Wednesday, January 20, 2021

FOX News Channel Reports Layoffs

Two senior leaders of Fox News’s reporting division are exiting the network as the cable channel replaces some news programming with right-wing opinion shows and tries to lure back viewers who balked at its coverage of the 2020 election and its aftermath, reports The NYTimes.

On Tuesday morning, Fox News fired Chris Stirewalt, the veteran politics editor who was an onscreen face of the network’s election night projection that Joseph R. Biden Jr. had defeated President Trump in Arizona, according to three people with knowledge of the matter.

Chris Stirewalt
Fox News was the first news outlet to call Arizona for Mr. Biden, a move that infuriated many of its regular viewers — including Mr. Trump, who denounced the network as insufficiently loyal and urged fans to watch Newsmax and One America News instead.

On Monday, Bill Sammon, Fox News’s longtime Washington bureau chief, told staff members that he would retire at the end of January. Three people with knowledge of internal discussions said that Mr. Sammon, who had editorial oversight of the network’s Decision Desk, had faced criticism from network executives over his handling of election coverage, despite the Arizona call ultimately being accurate.

Executives at Fox News — the profit center of Rupert Murdoch’s American media empire — have been concerned by a post election drop in ratings, a slump that has persisted for two months as upstart rivals like Newsmax gained viewers by featuring fringier fare that embraced Mr. Trump’s baseless theories about electoral fraud.

The Washington Post reports Rupert Murdoch, Fox News’s co-founder, has told colleagues that the way Fox handled the Arizona call caused reputational damage and cemented the view among some Trump supporters that the network is aligned against him. Even though Fox’s projection ended up being accurate, Murdoch has fretted that it was handled poorly.

Fox recently shook up its evening lineup, replacing former 7 p.m. news anchor Martha MacCallum with a rotating cast of opinion hosts. The move came as Fox’s ratings in that time slot had been outstripped by rivals.

While the decision desk is run by a contractor, Arnon Mishkin, who handled the statistical modeling of the desk, it fell to Sammon to determine editorially when Fox was ready to make its projection on air.

It was Sammon’s role that raised eyebrows in the aftermath of the call, Fox staffers told The Post. But it was Stirewalt’s dismissal that caused more consternation in the building, they said. “A major overreaction to Trump and the audience freakout,” said one staffer, who spoke on the condition of anonymity because they were not authorized to speak publicly.

Murdoch, whose family controls Fox’s parent company, has been taking a more active interest in its programming in the wake of the election. He was involved in the decision to move MacCallum and is said to be advocating for larger changes as the network navigates the Biden era. 

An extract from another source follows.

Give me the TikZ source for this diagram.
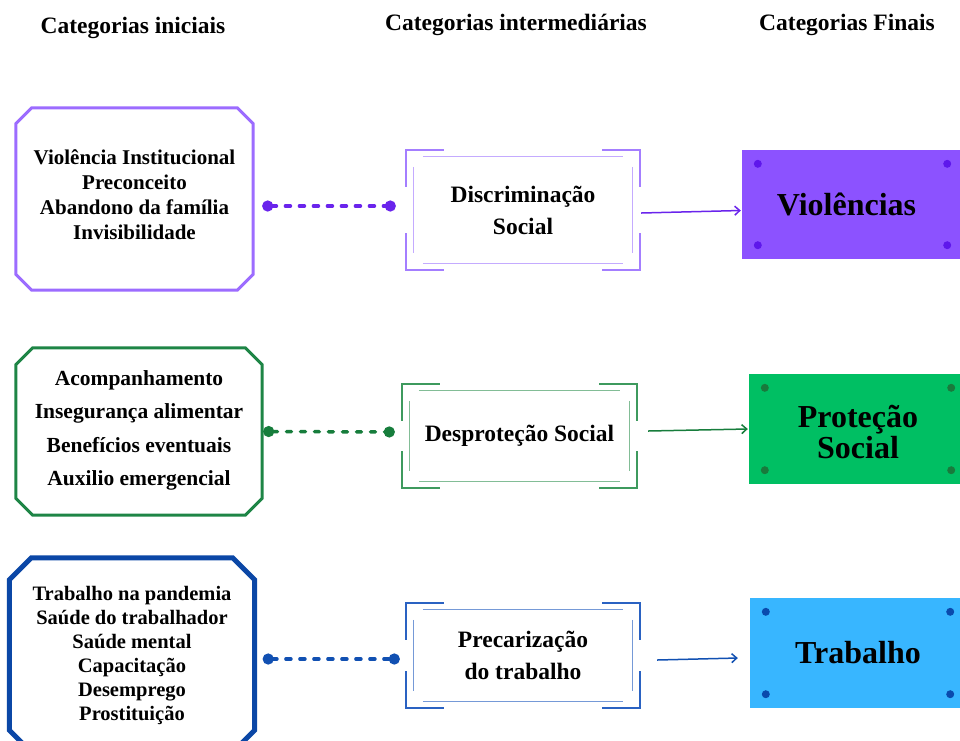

Prominent conservative pundits at Fox News who supported Mr. Trump, like Tucker Carlson and Sean Hannity, remain popular and are tied to the network under long-term contracts.

Fox’s corporate leadership has been scrutinizing the news division, which is led by Jay Wallace, the president and executive editor of Fox News Media, according to a person with knowledge of internal discussions. Fox News’s daytime news programs, which often feature conservative guests but are helmed by anchors who do not report to the network’s opinion side, have experienced a sharp loss in viewership.

Fox News also laid off nearly 20 staffers across Fox News Digital on Tuesday as part of restructuring efforts first announced last year.